In support of this, HMG committed to, and is delivering on, doubling its ICF spend to £11.6 billion between April 2021 and March 2026, compared with the previous five-year commitment of £5.8 billion between April 2016 and March 2021. So far, the UK has spent over £1.4 billion ICF in the financial year 2021/22 and figures for the financial year 2022/23 will be published in 2022/23. However, recognising the existential threat climate change is already posing around the world, the Prime Minister has used COP27 to announce that this Government will commit to triple funding for climate adaptation as part of that budget, from £500m in 2019 to £1.5bn in 2025.
The Foreign Secretary also attended COP27, and used the summit to call for tangible action to deliver on the commitments made at COP26. Leading the way, he announced a range of significant UK investments worth more than £100 million, including £20.7 million in Disaster Risk Financing. This is part of the commitment made in 2021 at the UK G7 in Cornwall, to spend £120 million on Disaster Risk Financing. Another significant outcome of COP27 was the establishment of the Transitional Committee under the United Nations Framework Convention on Climate Change to develop recommendations on new funding arrangements for responding to loss and damage. The UK continues to play a leading role by encouraging all members of the Committee and other parties to the UNFCCC to consider how new and additional resources can be delivered to support vulnerable countries in the future.

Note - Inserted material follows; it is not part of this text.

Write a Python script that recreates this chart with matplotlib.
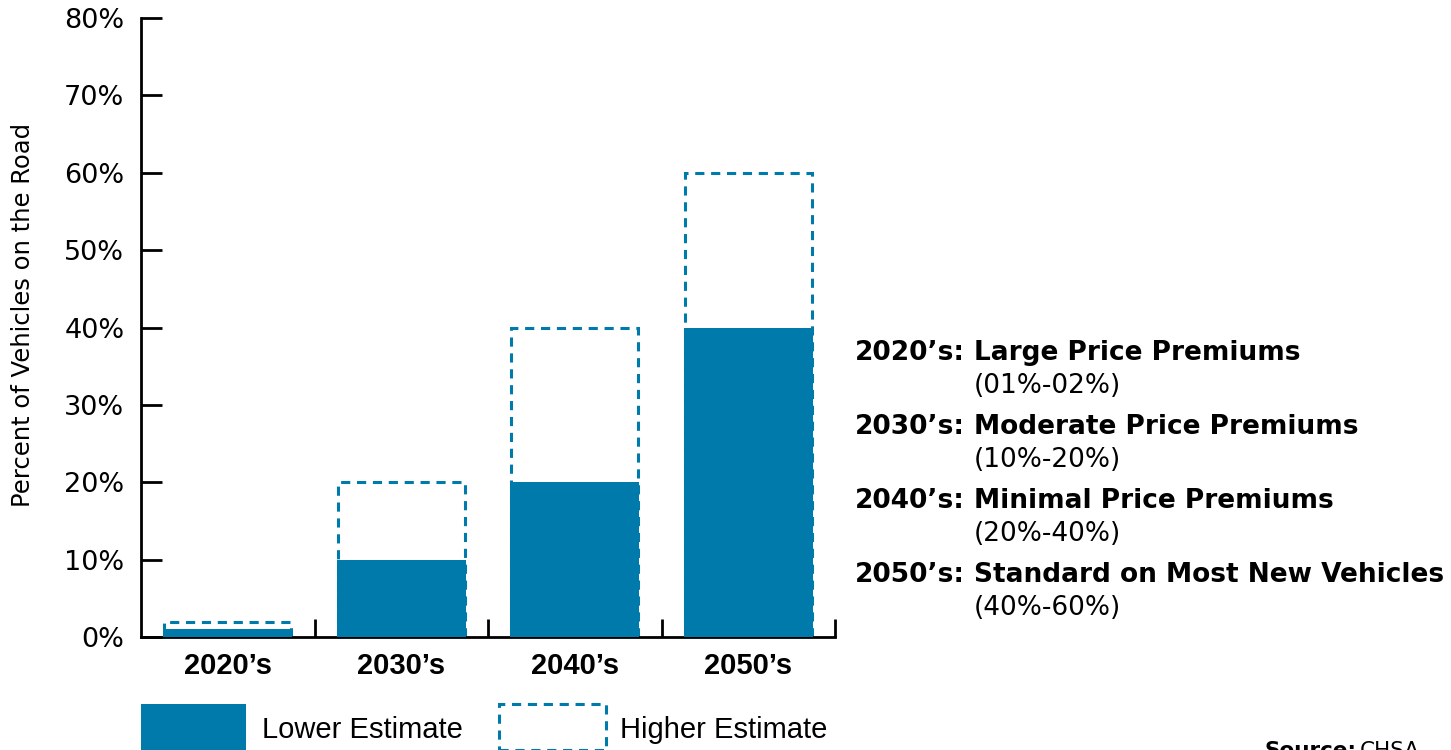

In addition, the UK confirmed new financial support for Egypt’s flagship COP27 initiative, the ‘Nexus on Food, Water and Energy’. This funding will help to develop projects, including solar parks and energy storage innovations, and is expected to mobilise billions in private sector finance.
While there is more global work to be done in the coming years, I am confident that the world will look back at the progress achieved at COP26 and thereafter as the beginning of the end of climate change.

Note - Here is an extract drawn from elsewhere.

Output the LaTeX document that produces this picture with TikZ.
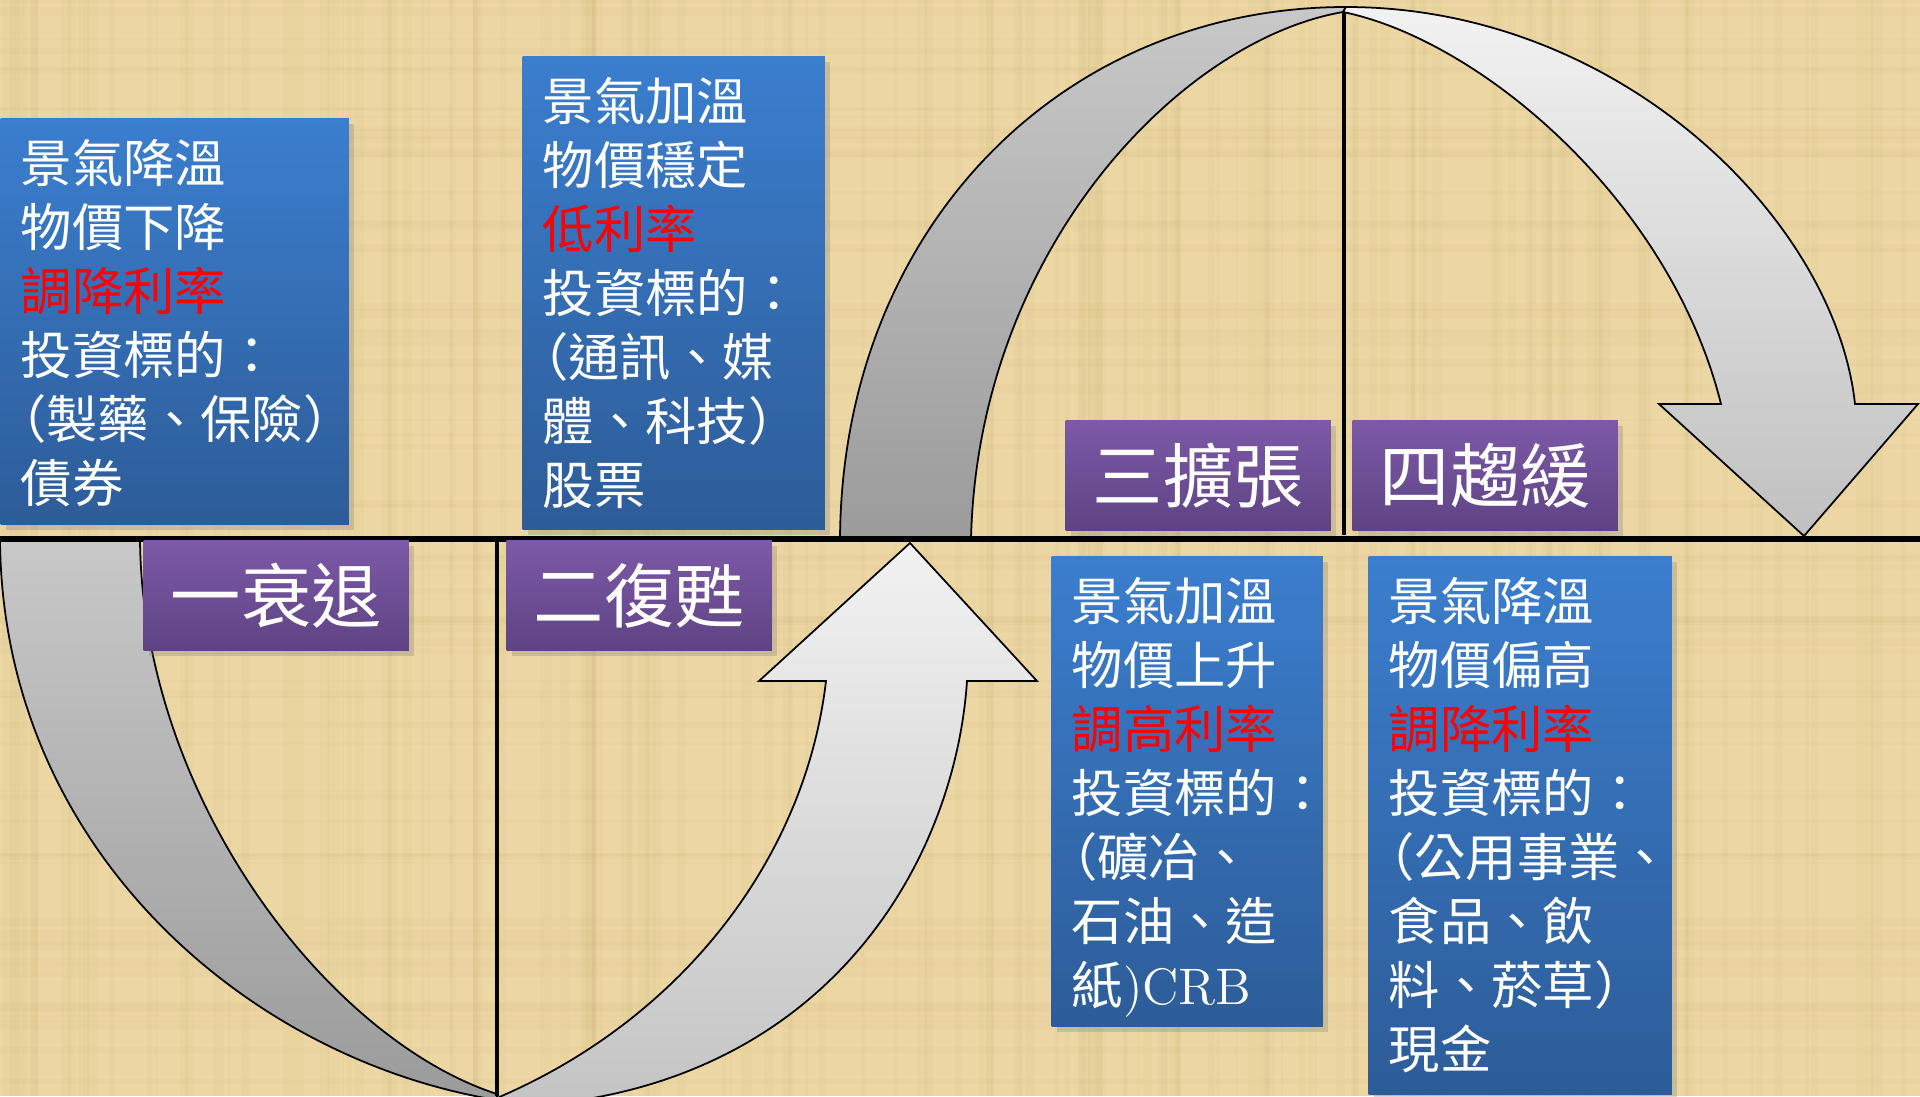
\documentclass[tikz,border=0pt]{standalone}
\usepackage{fontspec}
\newfontfamily\cjk{Noto Sans CJK TC}
\usepackage{tikz}
\usetikzlibrary{shadows}
\definecolor{paper}{RGB}{236,214,163}
\definecolor{fibre}{RGB}{190,160,100}
\definecolor{infotop}{RGB}{59,126,206}
\definecolor{infobot}{RGB}{45,92,152}
\definecolor{phasetop}{RGB}{125,89,168}
\definecolor{phasebot}{RGB}{94,67,131}
\definecolor{rate}{RGB}{255,0,0}
\definecolor{darktop}{RGB}{200,200,200}
\definecolor{darkbot}{RGB}{155,155,155}
\definecolor{lighttop}{RGB}{242,242,242}
\definecolor{lightbot}{RGB}{192,192,192}
\tikzset{
  phase/.style={anchor=north west, minimum width=2.65cm, minimum height=1.10cm, inner sep=0pt,
    top color=phasetop, bottom color=phasebot, text=white, font=\cjk\fontsize{20pt}{24pt}\selectfont,
    drop shadow={shadow xshift=.05cm, shadow yshift=-.05cm, opacity=.3}},
  info/.style={anchor=north west, inner xsep=.2cm, inner ysep=.21cm,
    top color=infotop, bottom color=infobot, text=white, font=\cjk\fontsize{14.6pt}{18.2pt}\selectfont,
    drop shadow={shadow xshift=.05cm, shadow yshift=-.05cm, opacity=.3}},
  band/.style={draw=black, line width=.5pt},
}
\newcommand{\infotext}[3]{\parbox[c][#1][t]{#2}{\raggedright #3}}
\newcommand{\lp}{\hspace*{-.5em}（}

\begin{document}
\begin{tikzpicture}[x=.01cm, y=-.01cm]
\useasboundingbox (0,0) rectangle (1920,1096);
\clip (0,0) rectangle (1920,1096);
\fill[paper] (0,0) rectangle (1920,1096);
\pgfmathsetseed{11}
\foreach \i in {1,...,160} {
  \pgfmathsetmacro\fx{rnd*1920}
  \pgfmathsetmacro\fw{2+rnd*10}
  \fill[fibre, opacity=.05] (\fx,0) rectangle ++(\fw,1096);
}
\foreach \i in {1,...,70} {
  \pgfmathsetmacro\fy{rnd*1096}
  \pgfmathsetmacro\fh{2+rnd*8}
  \fill[fibre, opacity=.04] (0,\fy) rectangle ++(1920,\fh);
}
\draw[band, top color=darktop, bottom color=darkbot] (0,539) .. controls (2,850) and (250,1060) .. (497,1100)
  -- (497,1094) .. controls (330,1040) and (142,800) .. (140,539) -- cycle;
\draw[band, top color=lighttop, bottom color=lightbot] (826,681) -- (759,681) -- (910,543) -- (1037,681) -- (967,681)
  .. controls (955,860) and (830,1080) .. (540,1105) -- (520,1150) -- (497,1150) -- (497,1098)
  .. controls (680,1020) and (805,860) .. (826,681) -- cycle;
\draw[band, top color=darktop, bottom color=darkbot] (840,539) .. controls (842,230) and (1060,7) .. (1346,7)
  -- (1343,12) .. controls (1180,40) and (978,250) .. (971,539) -- cycle;
\draw[band, top color=lighttop, bottom color=lightbot] (1346,7) .. controls (1620,7) and (1835,220) .. (1855,404)
  -- (1918,404) -- (1804,536) -- (1659,404) -- (1721,404) .. controls (1670,200) and (1480,40) .. (1343,12) -- cycle;
\coordinate (axisL) at (0,539);
\coordinate (axisR) at (1920,539);
\coordinate (troughTop) at (497,536);
\coordinate (troughBot) at (497,1096);
\coordinate (peakTop) at (1344,12);
\coordinate (peakBot) at (1344,535);
\draw[line width=.065cm] (axisL) -- (axisR);
\draw[line width=.045cm] (troughTop) -- (troughBot);
\draw[line width=.045cm] (peakTop) -- (peakBot);
\foreach \name/\x/\y/\txt in {recess/143/540/一衰退, recover/506/540/二復甦, expand/1065/420/三擴張, slow/1352/420/四趨緩}
  \node[phase] (\name) at (\x,\y) {\txt};
\node[info] (recessInfo) at (0,118) {\infotext{3.64cm}{3.08cm}{景氣降溫\\物價下降\\\textcolor{rate}{調降利率}\\投資標的：\\\lp 製藥、保險）\\債券}};
\node[info] (recoverInfo) at (522,56) {\infotext{4.31cm}{2.62cm}{景氣加溫\\物價穩定\\\textcolor{rate}{低利率}\\投資標的：\\\lp 通訊、媒\\體、科技）\\股票}};
\node[info] (expandInfo) at (1051,556) {\infotext{4.28cm}{2.31cm}{景氣加溫\\物價上升\\\textcolor{rate}{調高利率}\\投資標的：\\\lp 礦冶、\\石油、造\\紙{\rmfamily )CRB}}};
\node[info] (slowInfo) at (1368,556) {\infotext{4.95cm}{2.63cm}{景氣降溫\\物價偏高\\\textcolor{rate}{調降利率}\\投資標的：\\\lp 公用事業、\\食品、飲\\料、菸草）\\現金}};
\end{tikzpicture}
\end{document}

ICF is drawn from the UK’s official development assistance budget. It is spent by the Foreign, Commonwealth & Development Office, Department for Energy Security and Net Zero, and the Department for Environment, Food & Rural Affairs. Each year, the FCDO reports on the results of the UK's ICF investment portfolio.

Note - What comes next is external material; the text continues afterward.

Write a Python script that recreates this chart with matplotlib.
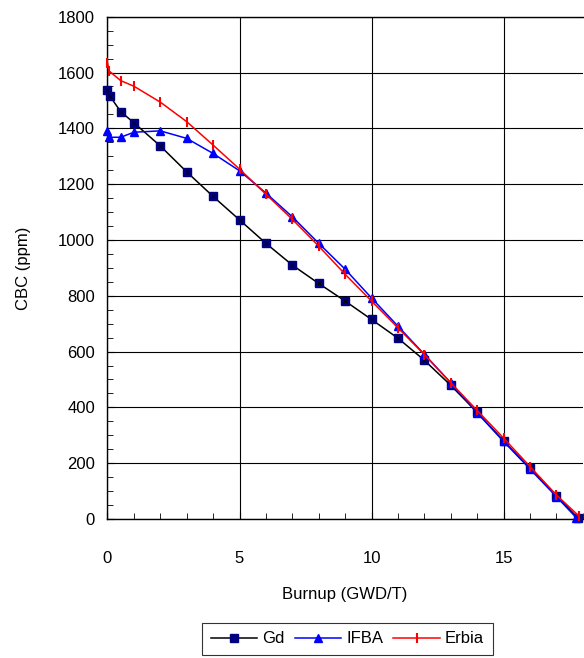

I support HMG in pushing for action on debt sustainability as constrained fiscal space and debt vulnerabilities can frustrate efforts to invest in climate action. The UK fully supported the extension of the Debt Service Suspension Initiative to the end of 2021 and is committed to the success of the G20’s Common Framework. Under the Common Framework, private sector creditors will be required to implement debt restructurings on at least as favourable terms as official creditors.
The UK's flagship Blue Belt Programme supports the UK Overseas Territories with the protection and sustainable management of their marine environments. It has been central to HMG’s ambition of leading action to tackle the serious global problems of overfishing, species extinction and climate change. From the vast penguin colonies of South Georgia & the South Sandwich Islands to the marine turtles of Ascension Island, the UK Overseas Territories are home to globally significant biodiversity. It is a notable achievement that since 2016, and with support from the Blue Belt Programme, the UK Overseas Territories have enhanced marine protection across over four million square kilometres of marine environment.
To support the forest agenda, the UK committed £90m on 7 November 2022 for conservation in the Congo Basin, a vital tropical rainforest which is home to some 10,000 species of tropical plants and several endangered species. In addition, at COP27, the Prime Minister confirmed £65 million in funding for the Nature, People and Climate Investment Fund, which supports indigenous and local forest communities, and new financing for Treevive, which is working to conserve and restore two million hectares of tropical forest.
While I note the concern, I must respectfully disagree. On principle, I do not believe developing countries should be unfairly burdened with the carbon debt of richer nations, nor that those countries should be expected to forgo that same path to growth. Not only is it morally right, it is economically right too: long-term prosperity is dependent upon taking action on climate change and ramping up investment across the world. ICF also acts as a source of new jobs and growth, such as the major $3 billion Grand High Falls Dam hydropower project in Kenya, which is being led by UK firm GBM Engineering.
I assure you the Government is delivering on its commitment to spend £11.6 billion ICF. In the financial year 2021/22, the UK spent over £1.4 billion ICF and figures for 2022/23 will be published in due course.